Hier encore, nous en parlions, lui et moi. Il me disait à quel point il était chanceux et heureux de pouvoir compter sur une telle bicyclette. Rouler, rouler, rouler et monter des côtes sans sourciller. Et même dépasser des gens en rigolant, les laissant dans son sillage tout surpris de le voir filer ainsi sur sa belle bécane.

Je le regardais et je me disais à quel point c’était merveilleux de le voir aller, lui qui, lors du placement de ma mère, n’était plus que l’ombre de lui-même… Il était « vivant » !

Un vol prémédité

Et là, ce matin, il m’a annoncé avec désarroi qu’il venait de constater s’être fait voler son vélo, qui était pourtant cadenassé. En plein garage intérieur, dans une résidence pourtant surveillée. Un vol prémédité. Quelqu’un a vu mon père, du haut de ses 84 printemps, se balader à vélo et s’est dit : tiens, je vais le slui dérober, ça doit valoir cher. Il l’a épié et a préparé son larcin. Pour la revente, j’imagine…
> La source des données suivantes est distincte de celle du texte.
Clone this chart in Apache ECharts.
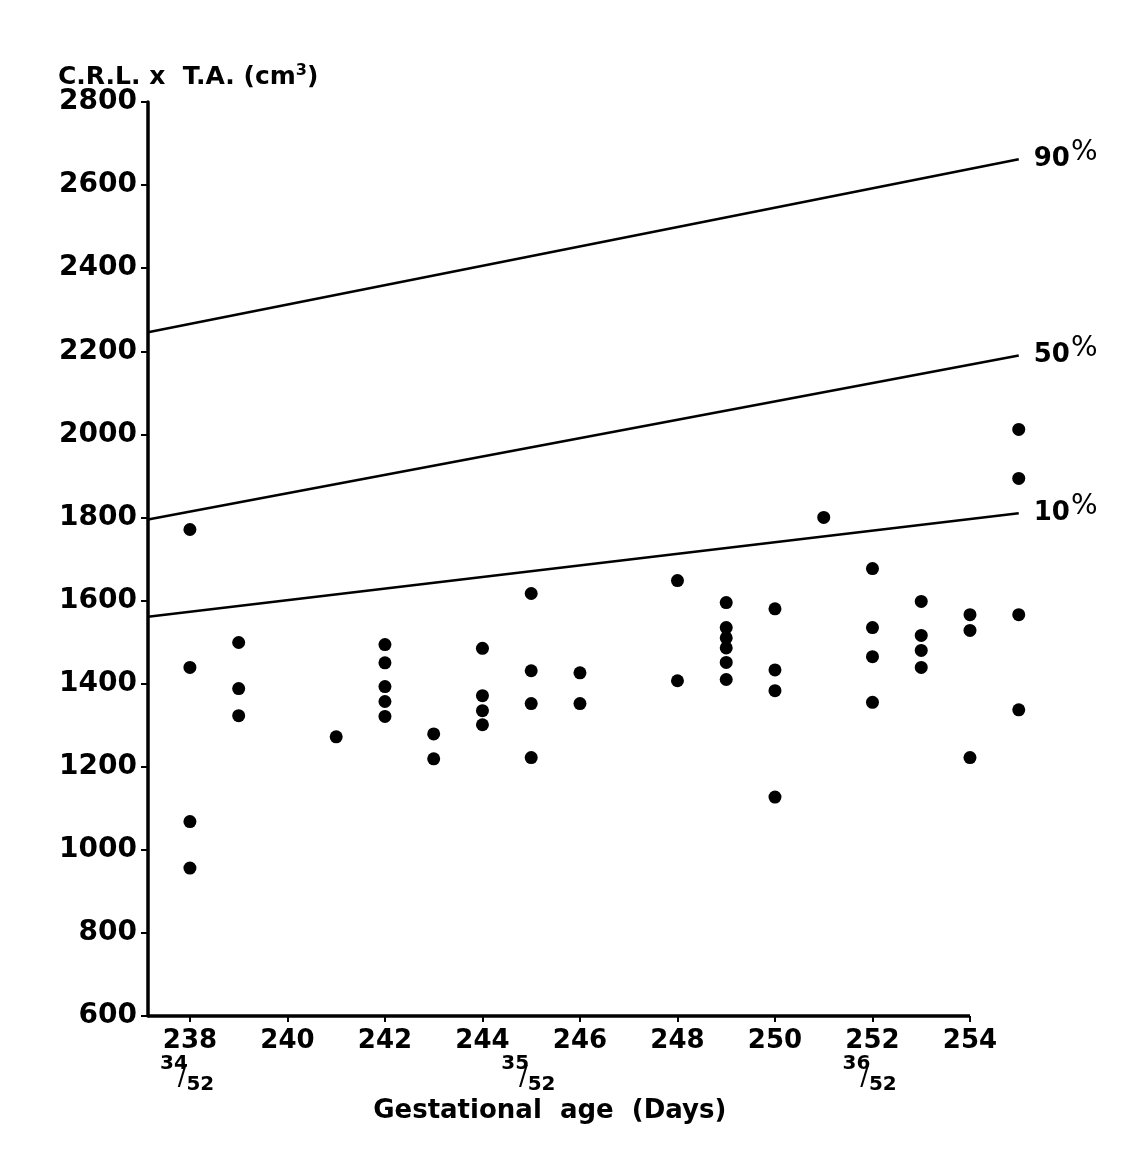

Il faut dire que ce n’est pas donné. Plusieurs milliers de dollars. Une vraie petite fortune pour mon père, retraité depuis belle lurette. D’autant plus qu’avec la situation économique actuelle, il sera extrêmement difficile pour lui d’espérer faire l’acquisition d’un nouveau vélo rapidement. Et le temps file !

C’est si cruel.

On s’entend, un vol est toujours quelque chose de terriblement fâchant… mais voler une personne âgée sciemment, la dérober de ce qui la tient en vie est totalement sans cœur. En volant ainsi mon père, ce n’est pas uniquement son vélo qu’on lui a pris. C’est du temps précieux qui ne reviendra pas.

C’est un gros morceau de ce qui le rattachait à la vie et qui lui permettait de tromper la vieillesse à grands coups de pédales, en filant plus vite que le vent sur les pistes cyclables de Mont-Saint-Hilaire.